The exercise. Collect every line below that contains the word "this".

Data excerpt.
◆ ◆ ◆ ◆ ◆ ◆ ◆

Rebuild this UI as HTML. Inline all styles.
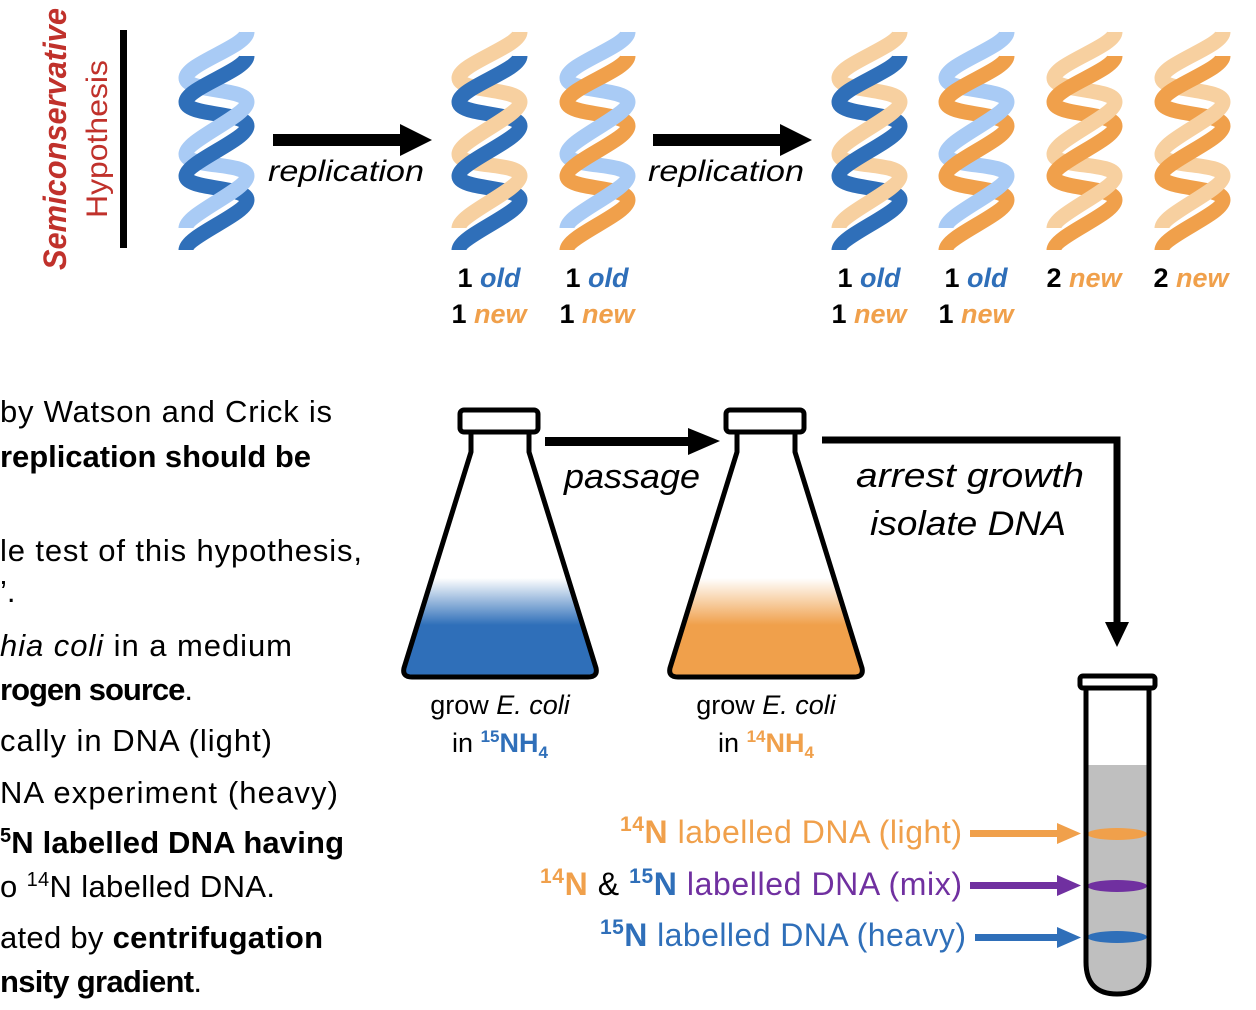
<!DOCTYPE html>
<html><head><meta charset="utf-8"><style>
html,body{margin:0;padding:0;background:#fff;}
svg{display:block;}
text{font-family:"Liberation Sans",sans-serif;}
</style></head><body>
<svg width="1256" height="1010" viewBox="0 0 1256 1010" xmlns="http://www.w3.org/2000/svg">
<defs>
<linearGradient id="blueG" gradientUnits="userSpaceOnUse" x1="0" y1="578" x2="0" y2="625">
<stop offset="0" stop-color="#ffffff"/><stop offset="1" stop-color="#2f6fb9"/></linearGradient>
<linearGradient id="orG" gradientUnits="userSpaceOnUse" x1="0" y1="578" x2="0" y2="625">
<stop offset="0" stop-color="#ffffff"/><stop offset="1" stop-color="#f0a04b"/></linearGradient>
</defs>

<text transform="translate(66,270) rotate(-90)" font-size="32" font-weight="bold" font-style="italic" fill="#c0312b" textLength="262" lengthAdjust="spacingAndGlyphs">Semiconservative</text>
<text transform="translate(107,218) rotate(-90)" font-size="30" fill="#c0312b" textLength="158" lengthAdjust="spacingAndGlyphs">Hypothesis</text>
<rect x="120" y="30" width="7" height="218" fill="#000"/>

<g id="helices" stroke-width="15" stroke-linecap="butt" fill="none"></g>

<rect x="273" y="134" width="130" height="12" fill="#000"/>
<polygon points="400,124 432,140 400,156" fill="#000"/>
<text x="268" y="181" font-size="30" font-style="italic" textLength="156" lengthAdjust="spacingAndGlyphs">replication</text>
<rect x="653" y="134" width="130" height="12" fill="#000"/>
<polygon points="780,124 812,140 780,156" fill="#000"/>
<text x="648" y="181" font-size="30" font-style="italic" textLength="156" lengthAdjust="spacingAndGlyphs">replication</text>

<g font-size="27" font-weight="bold" text-anchor="middle">
<text x="489" y="287">1 <tspan fill="#2f6fb9" font-style="italic">old</tspan></text>
<text x="489" y="323">1 <tspan fill="#f0a04b" font-style="italic">new</tspan></text>
<text x="597" y="287">1 <tspan fill="#2f6fb9" font-style="italic">old</tspan></text>
<text x="597" y="323">1 <tspan fill="#f0a04b" font-style="italic">new</tspan></text>
<text x="869" y="287">1 <tspan fill="#2f6fb9" font-style="italic">old</tspan></text>
<text x="869" y="323">1 <tspan fill="#f0a04b" font-style="italic">new</tspan></text>
<text x="976" y="287">1 <tspan fill="#2f6fb9" font-style="italic">old</tspan></text>
<text x="976" y="323">1 <tspan fill="#f0a04b" font-style="italic">new</tspan></text>
<text x="1084" y="287">2 <tspan fill="#f0a04b" font-style="italic">new</tspan></text>
<text x="1191" y="287">2 <tspan fill="#f0a04b" font-style="italic">new</tspan></text>
</g>

<g font-size="31" lengthAdjust="spacingAndGlyphs">
<text x="0" y="422" textLength="332">by Watson and Crick is</text>
<text x="0" y="467" font-weight="bold" textLength="311">replication should be</text>
<text x="0" y="561" textLength="362">le test of this hypothesis,</text>
<text x="0" y="602">’.</text>
<text x="0" y="656" textLength="292"><tspan font-style="italic">hia coli</tspan> in a medium</text>
<text x="0" y="700" font-weight="bold" textLength="193">rogen source<tspan font-weight="normal">.</tspan></text>
<text x="0" y="751" textLength="272">cally in DNA (light)</text>
<text x="0" y="803" textLength="338">NA experiment (heavy)</text>
<text x="0" y="853" font-weight="bold" textLength="344"><tspan font-size="20" dy="-11">5</tspan><tspan dy="11">N labelled DNA having</tspan></text>
<text x="0" y="897" textLength="275">o <tspan font-size="20" dy="-11">14</tspan><tspan dy="11">N labelled DNA.</tspan></text>
<text x="0" y="948" textLength="323">ated by <tspan font-weight="bold">centrifugation</tspan></text>
<text x="0" y="992" textLength="202"><tspan font-weight="bold">nsity gradient</tspan>.</text>
</g>

<g stroke="#000" stroke-width="5" stroke-linejoin="round">
<path d="M471,432 L471,452 L404,668 Q402,677 412,677 L588,677 Q598,677 596,668 L529,452 L529,432" fill="url(#blueG)"/>
<rect x="460" y="410" width="78" height="22" rx="4" fill="#fff"/>
<path d="M737,432 L737,452 L670,668 Q668,677 678,677 L854,677 Q864,677 862,668 L795,452 L795,432" fill="url(#orG)"/>
<rect x="726" y="410" width="78" height="22" rx="4" fill="#fff"/>
</g>
<rect x="545" y="437" width="145" height="9" fill="#000"/>
<polygon points="688,428 720,441 688,455" fill="#000"/>
<text x="632" y="488" font-size="34" font-style="italic" text-anchor="middle" textLength="136" lengthAdjust="spacingAndGlyphs">passage</text>

<path d="M822,440 L1117,440 L1117,625" fill="none" stroke="#000" stroke-width="7"/>
<polygon points="1105,622 1129,622 1117,647" fill="#000"/>
<text x="970" y="487" font-size="34" font-style="italic" text-anchor="middle" textLength="228" lengthAdjust="spacingAndGlyphs">arrest growth</text>
<text x="968" y="535" font-size="34" font-style="italic" text-anchor="middle" textLength="196" lengthAdjust="spacingAndGlyphs">isolate DNA</text>

<g font-size="27" text-anchor="middle">
<text x="500" y="714">grow <tspan font-style="italic">E. coli</tspan></text>
<text x="500" y="752">in <tspan fill="#2f6fb9" font-weight="bold"><tspan font-size="17" dy="-10">15</tspan><tspan dy="10">NH</tspan><tspan font-size="17" dy="6">4</tspan></tspan></text>
<text x="766" y="714">grow <tspan font-style="italic">E. coli</tspan></text>
<text x="766" y="752">in <tspan fill="#f0a04b" font-weight="bold"><tspan font-size="17" dy="-10">14</tspan><tspan dy="10">NH</tspan><tspan font-size="17" dy="6">4</tspan></tspan></text>
</g>

<path d="M1087,765 L1148,765 L1148,962 Q1148,993 1117,993 Q1087,993 1087,962 Z" fill="#bfbfbf"/>
<ellipse cx="1117" cy="834" rx="30" ry="6" fill="#f0a04b"/>
<ellipse cx="1117" cy="886" rx="30" ry="6" fill="#7030a0"/>
<ellipse cx="1117" cy="937" rx="30" ry="6" fill="#2f6fb9"/>
<path d="M1086,688 L1086,962 Q1086,994 1117,994 Q1149,994 1149,962 L1149,688" fill="none" stroke="#000" stroke-width="5"/>
<rect x="1080" y="676" width="75" height="12" rx="3" fill="#fff" stroke="#000" stroke-width="5"/>

<g font-size="32" lengthAdjust="spacingAndGlyphs">
<text x="620" y="843" fill="#f0a04b" textLength="342"><tspan font-weight="bold"><tspan font-size="21" dy="-12">14</tspan><tspan dy="12">N</tspan></tspan> labelled DNA (light)</text>
<text x="540" y="895" fill="#7030a0" textLength="422"><tspan fill="#f0a04b" font-weight="bold"><tspan font-size="21" dy="-12">14</tspan><tspan dy="12">N</tspan></tspan><tspan fill="#000"> &amp; </tspan><tspan fill="#2f6fb9" font-weight="bold"><tspan font-size="21" dy="-12">15</tspan><tspan dy="12">N</tspan></tspan> labelled DNA (mix)</text>
<text x="600" y="946" fill="#2f6fb9" textLength="366"><tspan font-weight="bold"><tspan font-size="21" dy="-12">15</tspan><tspan dy="12">N</tspan></tspan> labelled DNA (heavy)</text>
</g>
<rect x="970" y="830" width="90" height="7" fill="#f0a04b"/><polygon points="1057,823 1081,833.5 1057,844" fill="#f0a04b"/>
<rect x="970" y="882" width="90" height="7" fill="#7030a0"/><polygon points="1057,875 1081,885.5 1057,896" fill="#7030a0"/>
<rect x="975" y="934" width="85" height="7" fill="#2f6fb9"/><polygon points="1057,927 1081,937.5 1057,948" fill="#2f6fb9"/>
</svg>
<script>
(function(){
var g=document.getElementById('helices');
var NS='http://www.w3.org/2000/svg';
var L=8,R=69;
var A=[[R,6],[L,52],[R,76],[L,128],[R,150],[L,202]];
var B=[[R,30],[L,76],[R,100],[L,150],[R,174],[L,224]];
function seg(p,q,c,ox,oy){var e=document.createElementNS(NS,'path');
var x1=p[0]+ox,y1=p[1]+oy,x2=q[0]+ox,y2=q[1]+oy,k=14;
e.setAttribute('d','M'+x1+','+y1+' C'+x1+','+(y1+k)+' '+x2+','+(y2-k)+' '+x2+','+y2);
e.setAttribute('stroke',c);g.appendChild(e);}
function helix(ox,oy,ca,cb){
for(var i=1;i<A.length-1;i+=2){seg(A[i],A[i+1],ca,ox,oy);}
for(var i=1;i<B.length-1;i+=2){seg(B[i],B[i+1],cb,ox,oy);}
for(var i=0;i<A.length-1;i+=2){seg(A[i],A[i+1],ca,ox,oy);}
for(var i=0;i<B.length-1;i+=2){seg(B[i],B[i+1],cb,ox,oy);}
}
var LB='#a9cbf5',DB='#2f6fb9',LO='#f7d0a0',DO='#f0a04b';
var y0=26;
helix(178,y0,LB,DB);
helix(451,y0,LO,DB);
helix(559,y0,LB,DO);
helix(831,y0,LO,DB);
helix(938,y0,LB,DO);
helix(1046,y0,LO,DO);
helix(1154,y0,LO,DO);
})();
</script>
</body></html>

◆ ◆ ◆ ◆ ◆ ◆ ◆

Exercise response.
Rebuild this UI as HTML. Inline all styles.
<text x="0" y="561" textLength="362">le test of this hypothesis,</text>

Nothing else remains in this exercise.